For a tea or ladies luncheon, I would absolutely use markers like these. They're easy to make, and with the aid of a computer and printer, you could use all kinds of chic motifs. I'm just trying to figure out what drawing to use for Pimento Cheese sandwiches.




Molded ice with embedded fruit and leaves makes a romantic cooler for a punch bowl. Use any lidless mold, or, lacking that, a cardboard ice-cream container. Fill partly with water and freeze. Then place on top of the ice a layer of whatever you'd like to look at (we used strawberries and rose geranium leaves for this fruit punch), fill to top with water and freeze again. Here the design is repeated by wool felt roses and berries taped to cloth.

I'm not crazy about the way the ice mold looks in the punch bowl in the photograph, but in the right sized bowl, a bombe of ice would look really nice.




Flower-shaped ice-cream molds turn out your desserts in style, ready to be garnished with a chocolate leaf cookie. You can get many designs in old or new ice-cream molds, any of which will be a refreshing change from the standard scoop. Just pack the molds with softened ice cream or sherbet and re-freeze. Loosen the contents before you open molds by wrapping them for a second or two with a hot dish towel.

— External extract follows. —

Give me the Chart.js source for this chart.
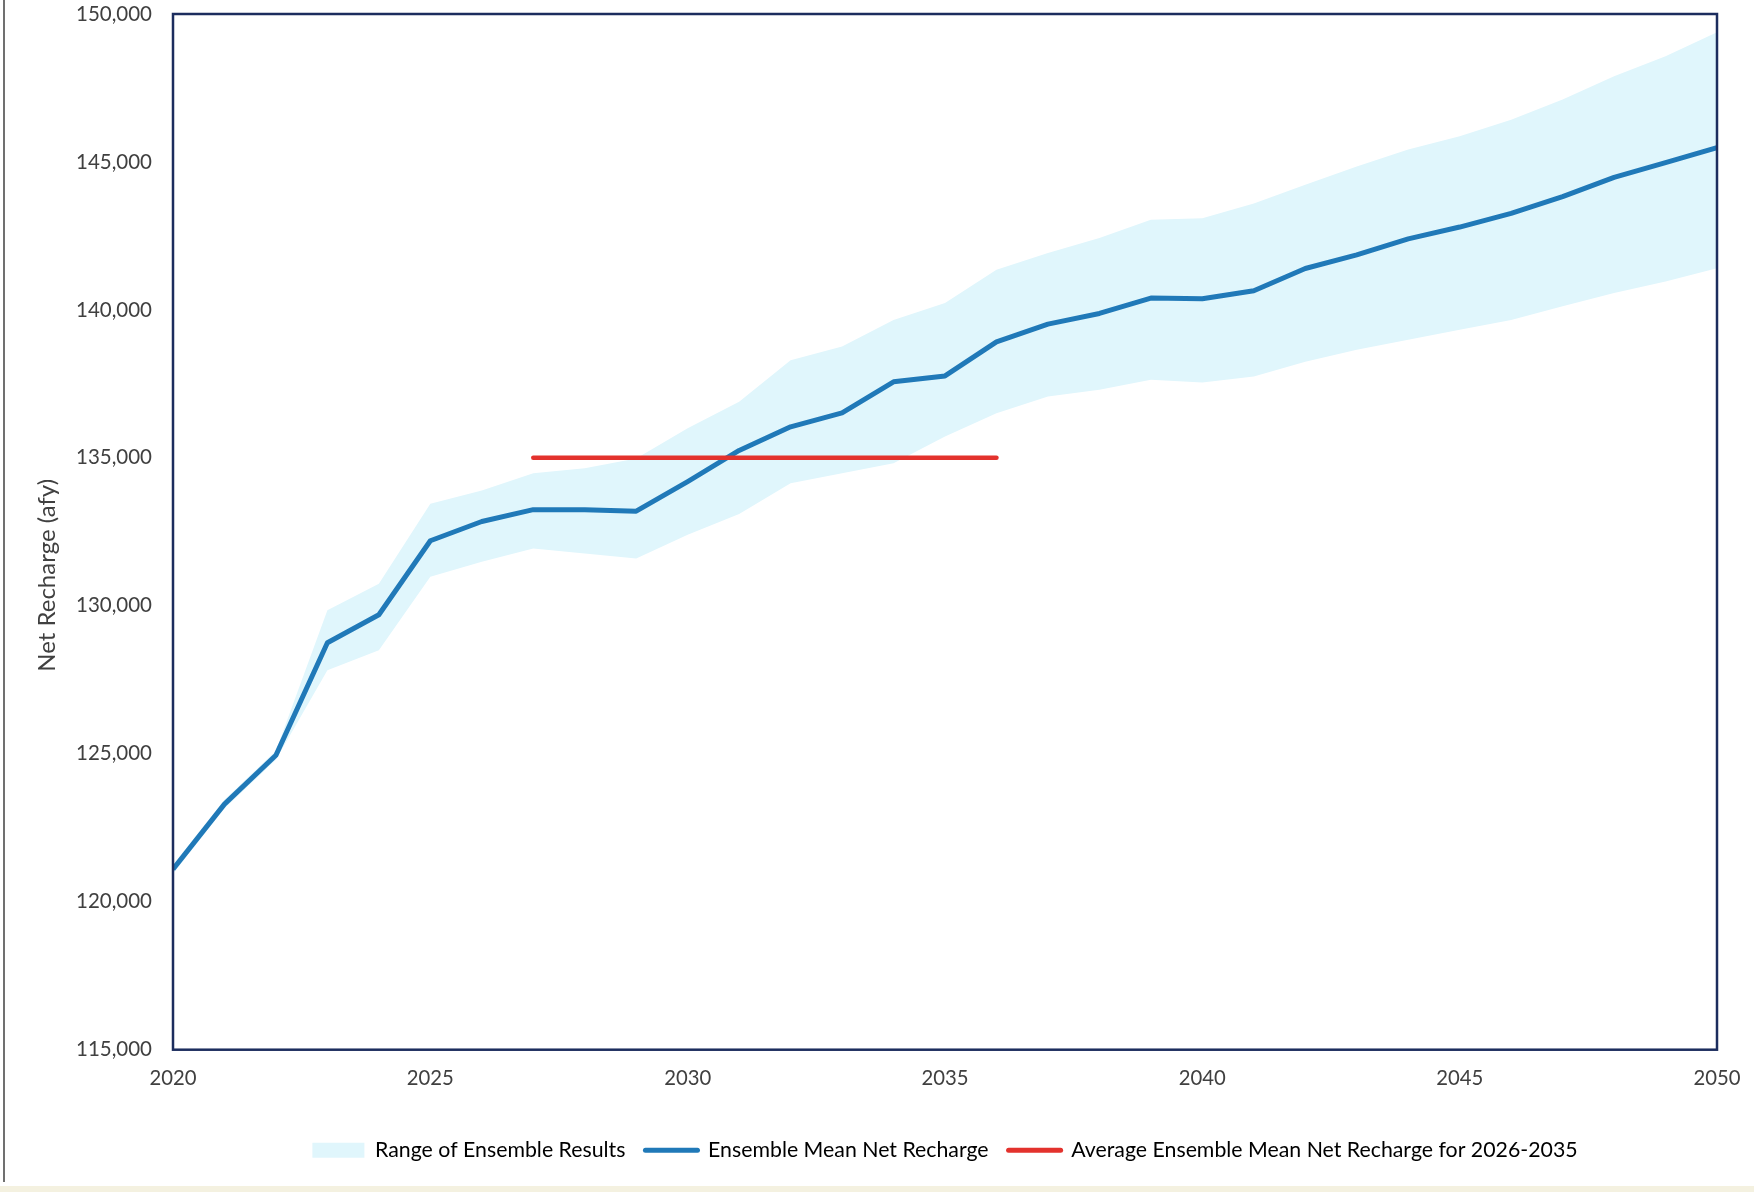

Yes, yes, and yes. I plan to find a vintage ice-cream mold in the shape of a flower or a fruit. I found one online in the shape of an asparagus stalk. How about molding some pistachio ice cream and then drizzling it with Crème Anglaise (to resemble a Hollandaise sauce.) Kind of weird but kind of fun.




Tiny cocktail trays are the simple solution to cocktail party juggling. On each tray place an individual plate of hors d'oeuvre, a cocktail glass and napkin and an ashtray with matches. Fly-weight Japanese lacquer trays come in just the right size- and in wonderful colors (have a different color for each guest).

This seems a little cumbersome and not as handy as the magazine claimed. But, if you're doing heavy hors d'oeuvres, it might work. Pearl River would be the place to go for small lacquer trays. Of course, most of us can forgo the ashtray and matches.






Italian brandy warmer on a liqueur tray adds an extra touch of pomp and circumstance to the brandy-and-cigars pleasance. You might include two kinds of brandy-perhaps a fine and an Armagnac- for discriminating brandy drinkers, and, for non-brandy drinkers, a white fruit liqueur like kirsch or framboise.

I might skip the brandy warmer, but I do like the idea of putting out a tray of after-dinner drinks. (Sometimes, I skip dessert in favor of a glass of B&B.) It's a nice way to keep the conversation going.